As much a conceptual work of art as a practical portable prefabricated piece of architecture, this modern take on the traditional log cabin has a very clear idea carried to completion: a stack of logs ‘broken’ in the middle (snapped liked twigs, perhaps) to create two separate-but-related pieces of a whole.

The break is not without its reasoning: transporting, lifting and setting each portable prefab unit is much easier with two small structures than it would be with a single large building. The entrance to each volume faces the other, providing views out in either direction and through slits along the sides.

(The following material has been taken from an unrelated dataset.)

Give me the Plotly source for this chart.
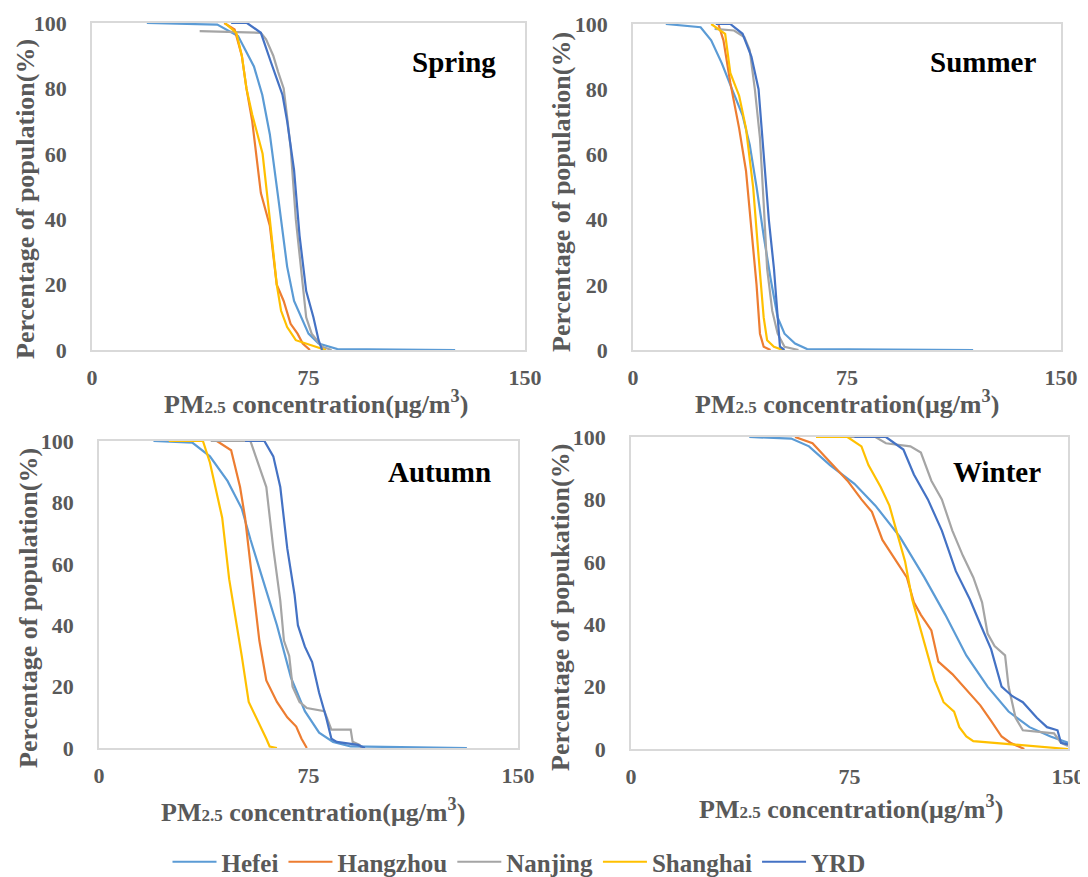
import plotly.graph_objects as go

cities = ["Hefei", "Hangzhou", "Nanjing", "Shanghai", "YRD"]
colors = ["#5B9BD5", "#ED7D31", "#A5A5A5", "#FFC000", "#4472C4"]
seasons = ["Spring", "Summer", "Autumn", "Winter"]
x_ticks = [0, 75, 150]
y_ticks = [0, 20, 40, 60, 80, 100]

# ---- Spring ----
spring_hefei_x = [19, 43.4, 50.6, 53, 56.1, 59, 61.6, 64.6, 67.6, 70, 72.5, 75, 78.5, 85, 125.8]
spring_hefei_y = [100, 99.5, 96, 92, 86.7, 78, 66, 46, 25.5, 15, 10, 5, 2, 0.3, 0]
spring_hangzhou_x = [45.8, 49.4, 51.9, 53.5, 55.5, 57, 58.5, 61.6, 64, 66.4, 68.8, 71.2, 73, 75.5]
spring_hangzhou_y = [100, 98, 90, 80, 70, 58, 48, 38, 20, 15, 8, 5, 2, 0]
spring_nanjing_x = [37.3, 58.5, 60.3, 62.8, 64.5, 66.4, 67.5, 68.8, 70.6, 72.5, 74.2, 76.1, 79.7, 83]
spring_nanjing_y = [97.5, 97, 95, 90, 85, 80, 72, 62, 40, 25, 10, 5, 1, 0]
spring_shanghai_x = [46, 50, 51.9, 53.5, 55.5, 59.1, 61.6, 63, 64, 65.5, 67.6, 70.6, 77.3, 81]
spring_shanghai_y = [100, 97, 90, 80, 72, 60, 40, 28, 20, 12, 7, 3, 1, 0]
spring_yrd_x = [48.2, 53.7, 58.5, 60.3, 62, 64, 66, 67.6, 70, 71.9, 74.2, 76.7, 78.5, 79.7]
spring_yrd_y = [100, 100, 97, 92, 88, 83, 78, 70, 55, 35, 18, 10, 3, 0]

# ---- Summer ----
summer_hefei_x = [11.5, 23.7, 27.4, 31.1, 34.7, 38.4, 40.9, 43.3, 45.8, 48.2, 50.7, 53.1, 56.8, 61, 119.2]
summer_hefei_y = [100, 99, 95, 88, 80, 72, 63, 50, 35, 22, 10, 5, 2, 0.3, 0]
summer_hangzhou_x = [29.9, 31.7, 34.1, 37.2, 39.6, 41.5, 43.3, 44.5, 45.8, 48.2]
summer_hangzhou_y = [100, 95, 82, 68, 55, 38, 20, 5, 1, 0]
summer_nanjing_x = [28.6, 35.4, 39, 40.9, 42.7, 44.5, 45.8, 47, 48.8, 50.7, 53.1, 58]
summer_nanjing_y = [98.5, 98, 96, 92, 80, 65, 45, 25, 12, 5, 1, 0]
summer_shanghai_x = [27.4, 32.3, 34.1, 37.2, 39.6, 42.1, 43.9, 45.8, 47, 49.4, 52.5]
summer_shanghai_y = [100, 97, 85, 78, 68, 50, 30, 10, 3, 1, 0]
summer_yrd_x = [29, 34.1, 38.4, 41.5, 44, 45.8, 47.6, 49.4, 50.7, 51.5, 53.1]
summer_yrd_y = [100, 100, 97, 90, 80, 60, 40, 25, 10, 1, 0]

# ---- Autumn ----
autumn_hefei_x = [19.5, 33.4, 39.7, 46, 51.1, 54.2, 58.6, 63.7, 68.7, 73.7, 78.8, 83.8, 90.1, 131.7]
autumn_hefei_y = [100, 99.5, 95, 87, 78, 68, 55, 40, 23, 12, 5, 2, 0.5, 0]
autumn_hangzhou_x = [42.2, 47.3, 50.5, 52.3, 54.2, 55.5, 57.4, 59.9, 63.7, 67.4, 70.6, 72.5, 74.4]
autumn_hangzhou_y = [100, 97, 85, 75, 60, 50, 35, 22, 15, 10, 7, 3, 0]
autumn_nanjing_x = [40, 54.2, 56.1, 59.9, 62.4, 64.9, 66.2, 68.1, 69.3, 71.8, 74.4, 80.7, 83.2, 90.1, 90.8, 93.3, 94]
autumn_nanjing_y = [100, 100, 95, 85, 65, 48, 35, 30, 20, 15, 13, 12, 6, 6, 2, 1, 0]
autumn_shanghai_x = [25, 37.2, 39.7, 41.6, 44.1, 46.6, 48.5, 51.1, 53.6, 57.4, 59.9, 61.1, 63.7]
autumn_shanghai_y = [100, 100, 93, 85, 75, 55, 45, 30, 15, 8, 3, 0.5, 0]
autumn_yrd_x = [52.3, 59.2, 62.4, 64.9, 67.4, 70, 71.2, 73.7, 76.3, 78.8, 81.3, 83.2, 85.1, 92.7, 95.2]
autumn_yrd_y = [100, 100, 95, 85, 65, 50, 40, 33, 28, 18, 10, 3, 2, 1, 0]

# ---- Winter ----
winter_hefei_x = [40.6, 55, 61.1, 68.3, 76.7, 83.9, 92.3, 100.7, 107.9, 115.1, 122.4, 129.6, 136.8, 144, 150]
winter_hefei_y = [100, 99.5, 97, 91, 85, 78, 68, 55, 43, 30, 20, 12, 7, 4, 2]
winter_hangzhou_x = [56.3, 62.3, 68.3, 74.3, 79.1, 82.7, 86.3, 89.9, 94.7, 97.1, 99.5, 103.1, 105.5, 110.3, 115.1, 119.9, 123.6, 127.2, 130.2, 135]
winter_hangzhou_y = [100, 98, 92, 86, 80, 76, 67, 62, 55, 47, 43, 38, 28, 24, 19, 14, 9, 4, 2, 0]
winter_nanjing_x = [73, 83.9, 87.5, 95.9, 99.5, 103.1, 106.7, 110.3, 113.9, 117.5, 120.5, 122.4, 124.8, 128.4, 129.6, 132, 134.5, 145.2, 147.6, 150]
winter_nanjing_y = [100, 100, 98, 97, 95, 86, 80, 70, 62, 55, 47, 37, 33, 30, 20, 10, 6, 5, 2, 1]
winter_shanghai_x = [63.5, 74.3, 79.1, 81.5, 85.7, 88.7, 91.1, 94.1, 96.5, 99.5, 101.9, 104.3, 107.3, 110.9, 112.7, 115.1, 117.5, 150]
winter_shanghai_y = [100, 100, 97, 91, 84, 78, 70, 60, 48, 38, 30, 22, 15, 12, 7, 4, 2.5, 0]
winter_yrd_x = [76.7, 87.5, 93.5, 97.1, 101.9, 106.7, 111.5, 116.3, 119.9, 123.6, 127.2, 130.8, 134.5, 139.3, 142.8, 146.4, 147.6, 150]
winter_yrd_y = [100, 100, 96, 88, 80, 70, 57, 48, 40, 32, 20, 17, 15, 10, 7, 6, 2, 1.5]

data = {
    "Spring": [(spring_hefei_x, spring_hefei_y), (spring_hangzhou_x, spring_hangzhou_y),
               (spring_nanjing_x, spring_nanjing_y), (spring_shanghai_x, spring_shanghai_y),
               (spring_yrd_x, spring_yrd_y)],
    "Summer": [(summer_hefei_x, summer_hefei_y), (summer_hangzhou_x, summer_hangzhou_y),
               (summer_nanjing_x, summer_nanjing_y), (summer_shanghai_x, summer_shanghai_y),
               (summer_yrd_x, summer_yrd_y)],
    "Autumn": [(autumn_hefei_x, autumn_hefei_y), (autumn_hangzhou_x, autumn_hangzhou_y),
               (autumn_nanjing_x, autumn_nanjing_y), (autumn_shanghai_x, autumn_shanghai_y),
               (autumn_yrd_x, autumn_yrd_y)],
    "Winter": [(winter_hefei_x, winter_hefei_y), (winter_hangzhou_x, winter_hangzhou_y),
               (winter_nanjing_x, winter_nanjing_y), (winter_shanghai_x, winter_shanghai_y),
               (winter_yrd_x, winter_yrd_y)],
}
y_titles = ["Percentage of population(%)", "Percentage of population(%)",
            "Percentage of population(%)", "Percentage of popukation(%)"]
x_title = "PM<span style='font-size:17px'>2.5</span> concentration(μg/m<sup>3</sup>)"

# page body has an 8px margin; the figure is drawn from (8, 8)
OFF = 8
W, H = 1088 - OFF, 877 - OFF
# plot areas in page pixels: left, right, top, bottom
areas = [(92, 525, 23, 350), (633, 1061, 24, 350), (99, 518, 441, 748), (631, 1068, 437, 749)]
xtitle_pos = [(316, 402), (847, 402), (313, 810), (851, 807)]
ytitle_pos = [(25, 199), (562, 192), (28, 608), (560, 608)]
season_pos = [(498, 62), (1038, 62), (493, 472), (1043, 472)]


def px(x):
    return (x - OFF) / W


def py(y):
    return 1 - (y - OFF) / H


FONT = "Liberation Serif"
GRAY = "#595959"

fig = go.Figure()
layout = dict(
    width=W, height=H, margin=dict(l=0, r=0, t=0, b=0, autoexpand=False),
    paper_bgcolor="white", plot_bgcolor="white",
    font=dict(family=FONT, size=20, color=GRAY, weight="bold"),
    showlegend=True,
    legend=dict(orientation="h", x=px(519), xanchor="center", y=py(862), yanchor="middle",
                font=dict(family=FONT, size=25, color=GRAY, weight="bold"),
                itemwidth=44, tracegroupgap=0),
)
annotations = []
for i, season in enumerate(seasons):
    l, r, t, b = areas[i]
    xa = "xaxis" if i == 0 else f"xaxis{i+1}"
    ya = "yaxis" if i == 0 else f"yaxis{i+1}"
    xref = "x" if i == 0 else f"x{i+1}"
    yref = "y" if i == 0 else f"y{i+1}"
    layout[xa] = dict(domain=[px(l), px(r)], anchor=yref, range=[0, 150], tickvals=x_ticks,
                      showgrid=False, zeroline=False, showline=True, mirror=True, automargin=False,
                      linecolor="#D9D9D9", linewidth=1.5, ticks="", ticklabelstandoff=7,
                      tickfont=dict(family=FONT, size=22, color=GRAY, weight="bold"))
    layout[ya] = dict(domain=[py(b), py(t)], anchor=xref, range=[0, 100], tickvals=y_ticks,
                      showgrid=False, zeroline=False, showline=True, mirror=True, automargin=False,
                      linecolor="#D9D9D9", linewidth=1.5, ticks="", ticklabelstandoff=19,
                      tickfont=dict(family=FONT, size=22, color=GRAY, weight="bold"))
    for j, city in enumerate(cities):
        xs, ys = data[season][j]
        fig.add_trace(go.Scatter(x=xs, y=ys, mode="lines", name=city,
                                 line=dict(color=colors[j], width=2.2),
                                 xaxis=xref, yaxis=yref, showlegend=(i == 0),
                                 legendgroup=city))
    sx, sy = season_pos[i]
    annotations.append(dict(text=season, x=px(sx), y=py(sy), xref="paper", yref="paper",
                            xanchor="right", yanchor="middle", showarrow=False,
                            font=dict(family=FONT, size=29, color="black", weight="bold")))
    xt = xtitle_pos[i]
    annotations.append(dict(text=x_title, x=px(xt[0]), y=py(xt[1]), xref="paper", yref="paper",
                            xanchor="center", yanchor="middle", showarrow=False,
                            font=dict(family=FONT, size=26, color=GRAY, weight="bold")))
    yt = ytitle_pos[i]
    annotations.append(dict(text=y_titles[i], x=px(yt[0]), y=py(yt[1]), xref="paper", yref="paper",
                            xanchor="center", yanchor="middle", showarrow=False, textangle=-90,
                            font=dict(family=FONT, size=26, color=GRAY, weight="bold")))
layout["annotations"] = annotations
fig.update_layout(**layout)
fig.write_html("out.html")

From Olgga Architects: “The flake house, a nomadic, road-gauged dwelling, has been conceived to clad the places wherever it lands, as to transpose them in an unusual vision. A poetic shelter, a folie, that merges low-tech and hi-tech. The interior finish is smooth and stripped down as to contrast with the traditional look of the external log cladding.”

“Created in 2006 for the competition ‘Petites machines à habiter’ held by the CAUE 72, OLGGA’ proposal for this nomadic wooden shelter is based on the concept of the «folie», where the wooden structure is broken in two halves establishing a radical spatial boundary while materializing an unexpected entry sequence. An object, recalling a broken branch, whose unconventional scale is the main idea of the project: to be built-up, taken down, moved, put down, left behind or taken along, inhabited or left to it’s surrounding.”

“First a short-listed entry in the competition that gave birth to the concept, then winner of the “Lauriers de la construction bois” of the Salon du Bois in Grenoble in 2007, the flake house cause curiosity and desire. Last year, the flake house was set up in Nantes (FRANCE) between the 5 June and 16 August at the Festival Estuaire Nantes/ St Nazaire organized by the Lieu Unique.”